** START **
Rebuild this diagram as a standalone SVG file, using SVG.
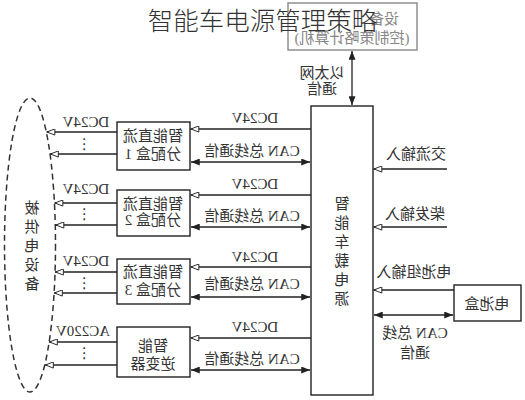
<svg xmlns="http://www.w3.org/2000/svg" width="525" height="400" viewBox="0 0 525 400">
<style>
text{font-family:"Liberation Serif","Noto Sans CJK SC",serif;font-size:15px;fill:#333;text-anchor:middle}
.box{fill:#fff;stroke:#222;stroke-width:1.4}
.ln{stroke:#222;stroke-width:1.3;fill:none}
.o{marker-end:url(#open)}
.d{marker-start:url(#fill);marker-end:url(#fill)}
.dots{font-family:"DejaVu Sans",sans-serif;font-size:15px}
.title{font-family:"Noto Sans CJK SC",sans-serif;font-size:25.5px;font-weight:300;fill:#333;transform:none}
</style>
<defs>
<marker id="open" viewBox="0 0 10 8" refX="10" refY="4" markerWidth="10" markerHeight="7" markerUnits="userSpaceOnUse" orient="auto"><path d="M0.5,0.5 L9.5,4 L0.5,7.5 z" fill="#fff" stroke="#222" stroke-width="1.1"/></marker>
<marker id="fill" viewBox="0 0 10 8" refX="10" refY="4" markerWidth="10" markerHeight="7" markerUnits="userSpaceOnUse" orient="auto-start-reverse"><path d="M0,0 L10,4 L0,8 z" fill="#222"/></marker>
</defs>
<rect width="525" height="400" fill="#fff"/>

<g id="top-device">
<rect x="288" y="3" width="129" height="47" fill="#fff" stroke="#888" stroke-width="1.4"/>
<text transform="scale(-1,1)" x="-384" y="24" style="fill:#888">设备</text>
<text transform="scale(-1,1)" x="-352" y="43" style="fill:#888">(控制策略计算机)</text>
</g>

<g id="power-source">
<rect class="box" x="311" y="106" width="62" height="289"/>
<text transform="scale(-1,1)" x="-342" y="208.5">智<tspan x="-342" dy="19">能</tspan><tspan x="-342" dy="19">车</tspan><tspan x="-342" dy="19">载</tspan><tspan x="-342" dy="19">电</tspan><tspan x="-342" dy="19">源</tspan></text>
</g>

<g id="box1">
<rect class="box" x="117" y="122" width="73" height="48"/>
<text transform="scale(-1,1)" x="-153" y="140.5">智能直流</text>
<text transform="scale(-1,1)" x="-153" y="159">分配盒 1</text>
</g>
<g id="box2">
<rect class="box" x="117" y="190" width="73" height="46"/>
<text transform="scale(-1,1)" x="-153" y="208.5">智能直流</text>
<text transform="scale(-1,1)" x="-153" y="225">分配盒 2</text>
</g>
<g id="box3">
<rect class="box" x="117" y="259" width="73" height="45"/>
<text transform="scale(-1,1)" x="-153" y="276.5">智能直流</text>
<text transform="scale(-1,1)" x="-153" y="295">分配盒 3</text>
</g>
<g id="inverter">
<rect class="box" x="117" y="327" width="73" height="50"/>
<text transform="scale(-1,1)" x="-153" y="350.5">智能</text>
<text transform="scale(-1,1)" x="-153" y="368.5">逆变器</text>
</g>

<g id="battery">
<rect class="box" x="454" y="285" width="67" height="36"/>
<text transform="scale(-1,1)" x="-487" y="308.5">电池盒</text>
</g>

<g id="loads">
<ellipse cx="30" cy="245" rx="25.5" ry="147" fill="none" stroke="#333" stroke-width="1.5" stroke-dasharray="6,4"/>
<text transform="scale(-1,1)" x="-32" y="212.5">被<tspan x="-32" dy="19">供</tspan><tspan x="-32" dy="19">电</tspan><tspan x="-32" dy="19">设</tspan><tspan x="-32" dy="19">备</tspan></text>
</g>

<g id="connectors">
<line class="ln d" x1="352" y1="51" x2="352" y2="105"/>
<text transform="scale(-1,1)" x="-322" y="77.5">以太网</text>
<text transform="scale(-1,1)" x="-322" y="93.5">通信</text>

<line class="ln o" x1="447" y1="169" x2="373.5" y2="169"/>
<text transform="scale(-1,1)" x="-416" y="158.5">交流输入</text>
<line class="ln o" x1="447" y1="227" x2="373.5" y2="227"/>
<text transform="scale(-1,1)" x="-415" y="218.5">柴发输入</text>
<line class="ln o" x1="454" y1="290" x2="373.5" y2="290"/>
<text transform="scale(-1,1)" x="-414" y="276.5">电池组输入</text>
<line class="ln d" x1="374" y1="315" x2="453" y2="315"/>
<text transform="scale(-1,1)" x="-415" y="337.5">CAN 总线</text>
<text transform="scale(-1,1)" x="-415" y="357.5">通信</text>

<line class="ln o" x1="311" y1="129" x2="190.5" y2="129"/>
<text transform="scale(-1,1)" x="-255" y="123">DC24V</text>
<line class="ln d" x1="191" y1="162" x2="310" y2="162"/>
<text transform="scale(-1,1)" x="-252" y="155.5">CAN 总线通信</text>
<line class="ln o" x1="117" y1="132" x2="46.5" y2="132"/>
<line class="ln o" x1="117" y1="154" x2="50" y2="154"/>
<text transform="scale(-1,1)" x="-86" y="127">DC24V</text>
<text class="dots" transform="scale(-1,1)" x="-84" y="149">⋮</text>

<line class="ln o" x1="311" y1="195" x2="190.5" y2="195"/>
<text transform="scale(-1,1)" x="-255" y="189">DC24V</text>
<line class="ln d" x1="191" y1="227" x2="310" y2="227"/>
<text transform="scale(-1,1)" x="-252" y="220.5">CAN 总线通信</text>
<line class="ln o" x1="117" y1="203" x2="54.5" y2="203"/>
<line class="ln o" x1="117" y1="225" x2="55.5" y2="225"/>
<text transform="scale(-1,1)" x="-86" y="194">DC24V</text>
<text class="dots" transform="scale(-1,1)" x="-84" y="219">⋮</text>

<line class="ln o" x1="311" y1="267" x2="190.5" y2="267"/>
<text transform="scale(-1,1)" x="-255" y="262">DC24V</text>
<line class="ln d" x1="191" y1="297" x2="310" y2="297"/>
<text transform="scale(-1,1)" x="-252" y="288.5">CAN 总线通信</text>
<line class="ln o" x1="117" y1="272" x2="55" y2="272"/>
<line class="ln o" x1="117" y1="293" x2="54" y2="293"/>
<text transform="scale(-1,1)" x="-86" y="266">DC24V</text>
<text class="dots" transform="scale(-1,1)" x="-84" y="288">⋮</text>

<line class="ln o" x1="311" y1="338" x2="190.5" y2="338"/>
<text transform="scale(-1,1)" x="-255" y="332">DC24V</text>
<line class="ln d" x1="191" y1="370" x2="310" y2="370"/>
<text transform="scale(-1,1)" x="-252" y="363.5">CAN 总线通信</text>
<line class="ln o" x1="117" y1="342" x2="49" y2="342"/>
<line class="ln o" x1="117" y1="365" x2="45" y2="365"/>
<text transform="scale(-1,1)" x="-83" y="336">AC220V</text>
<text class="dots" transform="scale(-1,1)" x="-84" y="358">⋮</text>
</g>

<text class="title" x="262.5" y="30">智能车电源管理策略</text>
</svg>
** END **
**Short problem:** Set the pictures aside and transcribe the data above exactly.

**Solution for this problem:**
Rebuild this diagram as a standalone SVG file, using SVG.
<svg xmlns="http://www.w3.org/2000/svg" width="525" height="400" viewBox="0 0 525 400">
<style>
text{font-family:"Liberation Serif","Noto Sans CJK SC",serif;font-size:15px;fill:#333;text-anchor:middle}
.box{fill:#fff;stroke:#222;stroke-width:1.4}
.ln{stroke:#222;stroke-width:1.3;fill:none}
.o{marker-end:url(#open)}
.d{marker-start:url(#fill);marker-end:url(#fill)}
.dots{font-family:"DejaVu Sans",sans-serif;font-size:15px}
.title{font-family:"Noto Sans CJK SC",sans-serif;font-size:25.5px;font-weight:300;fill:#333;transform:none}
</style>
<defs>
<marker id="open" viewBox="0 0 10 8" refX="10" refY="4" markerWidth="10" markerHeight="7" markerUnits="userSpaceOnUse" orient="auto"><path d="M0.5,0.5 L9.5,4 L0.5,7.5 z" fill="#fff" stroke="#222" stroke-width="1.1"/></marker>
<marker id="fill" viewBox="0 0 10 8" refX="10" refY="4" markerWidth="10" markerHeight="7" markerUnits="userSpaceOnUse" orient="auto-start-reverse"><path d="M0,0 L10,4 L0,8 z" fill="#222"/></marker>
</defs>
<rect width="525" height="400" fill="#fff"/>

<g id="top-device">
<rect x="288" y="3" width="129" height="47" fill="#fff" stroke="#888" stroke-width="1.4"/>
<text transform="scale(-1,1)" x="-384" y="24" style="fill:#888">设备</text>
<text transform="scale(-1,1)" x="-352" y="43" style="fill:#888">(控制策略计算机)</text>
</g>

<g id="power-source">
<rect class="box" x="311" y="106" width="62" height="289"/>
<text transform="scale(-1,1)" x="-342" y="208.5">智<tspan x="-342" dy="19">能</tspan><tspan x="-342" dy="19">车</tspan><tspan x="-342" dy="19">载</tspan><tspan x="-342" dy="19">电</tspan><tspan x="-342" dy="19">源</tspan></text>
</g>

<g id="box1">
<rect class="box" x="117" y="122" width="73" height="48"/>
<text transform="scale(-1,1)" x="-153" y="140.5">智能直流</text>
<text transform="scale(-1,1)" x="-153" y="159">分配盒 1</text>
</g>
<g id="box2">
<rect class="box" x="117" y="190" width="73" height="46"/>
<text transform="scale(-1,1)" x="-153" y="208.5">智能直流</text>
<text transform="scale(-1,1)" x="-153" y="225">分配盒 2</text>
</g>
<g id="box3">
<rect class="box" x="117" y="259" width="73" height="45"/>
<text transform="scale(-1,1)" x="-153" y="276.5">智能直流</text>
<text transform="scale(-1,1)" x="-153" y="295">分配盒 3</text>
</g>
<g id="inverter">
<rect class="box" x="117" y="327" width="73" height="50"/>
<text transform="scale(-1,1)" x="-153" y="350.5">智能</text>
<text transform="scale(-1,1)" x="-153" y="368.5">逆变器</text>
</g>

<g id="battery">
<rect class="box" x="454" y="285" width="67" height="36"/>
<text transform="scale(-1,1)" x="-487" y="308.5">电池盒</text>
</g>

<g id="loads">
<ellipse cx="30" cy="245" rx="25.5" ry="147" fill="none" stroke="#333" stroke-width="1.5" stroke-dasharray="6,4"/>
<text transform="scale(-1,1)" x="-32" y="212.5">被<tspan x="-32" dy="19">供</tspan><tspan x="-32" dy="19">电</tspan><tspan x="-32" dy="19">设</tspan><tspan x="-32" dy="19">备</tspan></text>
</g>

<g id="connectors">
<line class="ln d" x1="352" y1="51" x2="352" y2="105"/>
<text transform="scale(-1,1)" x="-322" y="77.5">以太网</text>
<text transform="scale(-1,1)" x="-322" y="93.5">通信</text>

<line class="ln o" x1="447" y1="169" x2="373.5" y2="169"/>
<text transform="scale(-1,1)" x="-416" y="158.5">交流输入</text>
<line class="ln o" x1="447" y1="227" x2="373.5" y2="227"/>
<text transform="scale(-1,1)" x="-415" y="218.5">柴发输入</text>
<line class="ln o" x1="454" y1="290" x2="373.5" y2="290"/>
<text transform="scale(-1,1)" x="-414" y="276.5">电池组输入</text>
<line class="ln d" x1="374" y1="315" x2="453" y2="315"/>
<text transform="scale(-1,1)" x="-415" y="337.5">CAN 总线</text>
<text transform="scale(-1,1)" x="-415" y="357.5">通信</text>

<line class="ln o" x1="311" y1="129" x2="190.5" y2="129"/>
<text transform="scale(-1,1)" x="-255" y="123">DC24V</text>
<line class="ln d" x1="191" y1="162" x2="310" y2="162"/>
<text transform="scale(-1,1)" x="-252" y="155.5">CAN 总线通信</text>
<line class="ln o" x1="117" y1="132" x2="46.5" y2="132"/>
<line class="ln o" x1="117" y1="154" x2="50" y2="154"/>
<text transform="scale(-1,1)" x="-86" y="127">DC24V</text>
<text class="dots" transform="scale(-1,1)" x="-84" y="149">⋮</text>

<line class="ln o" x1="311" y1="195" x2="190.5" y2="195"/>
<text transform="scale(-1,1)" x="-255" y="189">DC24V</text>
<line class="ln d" x1="191" y1="227" x2="310" y2="227"/>
<text transform="scale(-1,1)" x="-252" y="220.5">CAN 总线通信</text>
<line class="ln o" x1="117" y1="203" x2="54.5" y2="203"/>
<line class="ln o" x1="117" y1="225" x2="55.5" y2="225"/>
<text transform="scale(-1,1)" x="-86" y="194">DC24V</text>
<text class="dots" transform="scale(-1,1)" x="-84" y="219">⋮</text>

<line class="ln o" x1="311" y1="267" x2="190.5" y2="267"/>
<text transform="scale(-1,1)" x="-255" y="262">DC24V</text>
<line class="ln d" x1="191" y1="297" x2="310" y2="297"/>
<text transform="scale(-1,1)" x="-252" y="288.5">CAN 总线通信</text>
<line class="ln o" x1="117" y1="272" x2="55" y2="272"/>
<line class="ln o" x1="117" y1="293" x2="54" y2="293"/>
<text transform="scale(-1,1)" x="-86" y="266">DC24V</text>
<text class="dots" transform="scale(-1,1)" x="-84" y="288">⋮</text>

<line class="ln o" x1="311" y1="338" x2="190.5" y2="338"/>
<text transform="scale(-1,1)" x="-255" y="332">DC24V</text>
<line class="ln d" x1="191" y1="370" x2="310" y2="370"/>
<text transform="scale(-1,1)" x="-252" y="363.5">CAN 总线通信</text>
<line class="ln o" x1="117" y1="342" x2="49" y2="342"/>
<line class="ln o" x1="117" y1="365" x2="45" y2="365"/>
<text transform="scale(-1,1)" x="-83" y="336">AC220V</text>
<text class="dots" transform="scale(-1,1)" x="-84" y="358">⋮</text>
</g>

<text class="title" x="262.5" y="30">智能车电源管理策略</text>
</svg>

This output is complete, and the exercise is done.